There seems to be a mailing list here : https://lists.freedesktop.org/mailman/listinfo/poppler. I'll try to post the issue, and take a look at the C++ libpoppler code.

mhammerc commented 6 years ago

Hello!

I just checked the code searching for a fix. I am on MacOS, then I installed poppler through brew: I got Poppler 0.62.0.

First thing I notice, headers file are completely different between 0.62.0 and their master branch on Github.

File https://github.com/danigm/poppler/blob/master/poppler/TextOutputDev.h from master branch:

140 |  TextFontInfo *getFontInfo() { return font; }
149 |  GooString *getFontName() { return font->fontName; }

File TextOutputDev.h from 0.62.0:

163 |  TextFontInfo *getFontInfo(int idx) { return font[idx]; }
172 |  GooString *getFontName(int idx) { return font[idx]->fontName; }

It looks like in older versions, each character on a word have an assigned font. But on newer version, each character of a word have the same font. It will be a thing to change if you want to upgrade.

I traced the segfault, and it appears the font name is nonexistent. The segfault doesn't come from poppler but from pdfparser code. Maybe it is due to a bug from poppler but it happen in pdfparser python code. On the sample pdf @aloknayak29 gave us, poppler isn't able to properly read the fonts. As a result, everything is fine but the fontname is NULL.

On line 473 https://github.com/izderadicka/pdfparser/blob/master/pdfparser/poppler.pyx#L473 :

last_font=FontInfo(w.getFontName(i).getCString().decode('UTF-8', 'replace'),

w.getFontName(i) return a NULL pointer. So we can not call getCString() on NULL, naturally.

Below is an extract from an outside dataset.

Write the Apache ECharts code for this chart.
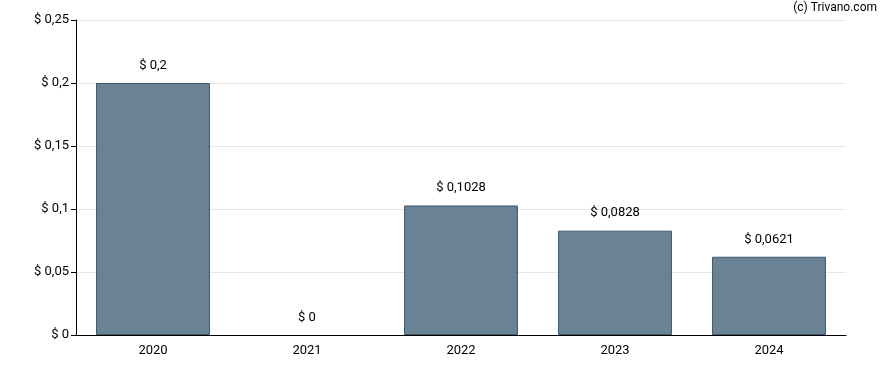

On issue_8 branch, you disabled the font_name, and set unknown for all cases. A more comprehensive fix would be this one: https://github.com/mhammerc/pdfparser/commit/0ad94307da7942417633aaf683223c347b52f461 On regular PDF files, the font name is still fine, on buggy PDF files, the font name will be unknown. This fix works for the buggy example given above. I let you try more buggy example if you have some.

The true question is: is the NULL font name a bug from poppler or somehow the font really has no name? If it is actually a bug from poppler, this fix is only a workaround.

Anyway that "unknown" font is still pertinent and may be useful to some!

izderadicka commented 6 years ago

Thanks to @mhammerc this should be fixed now.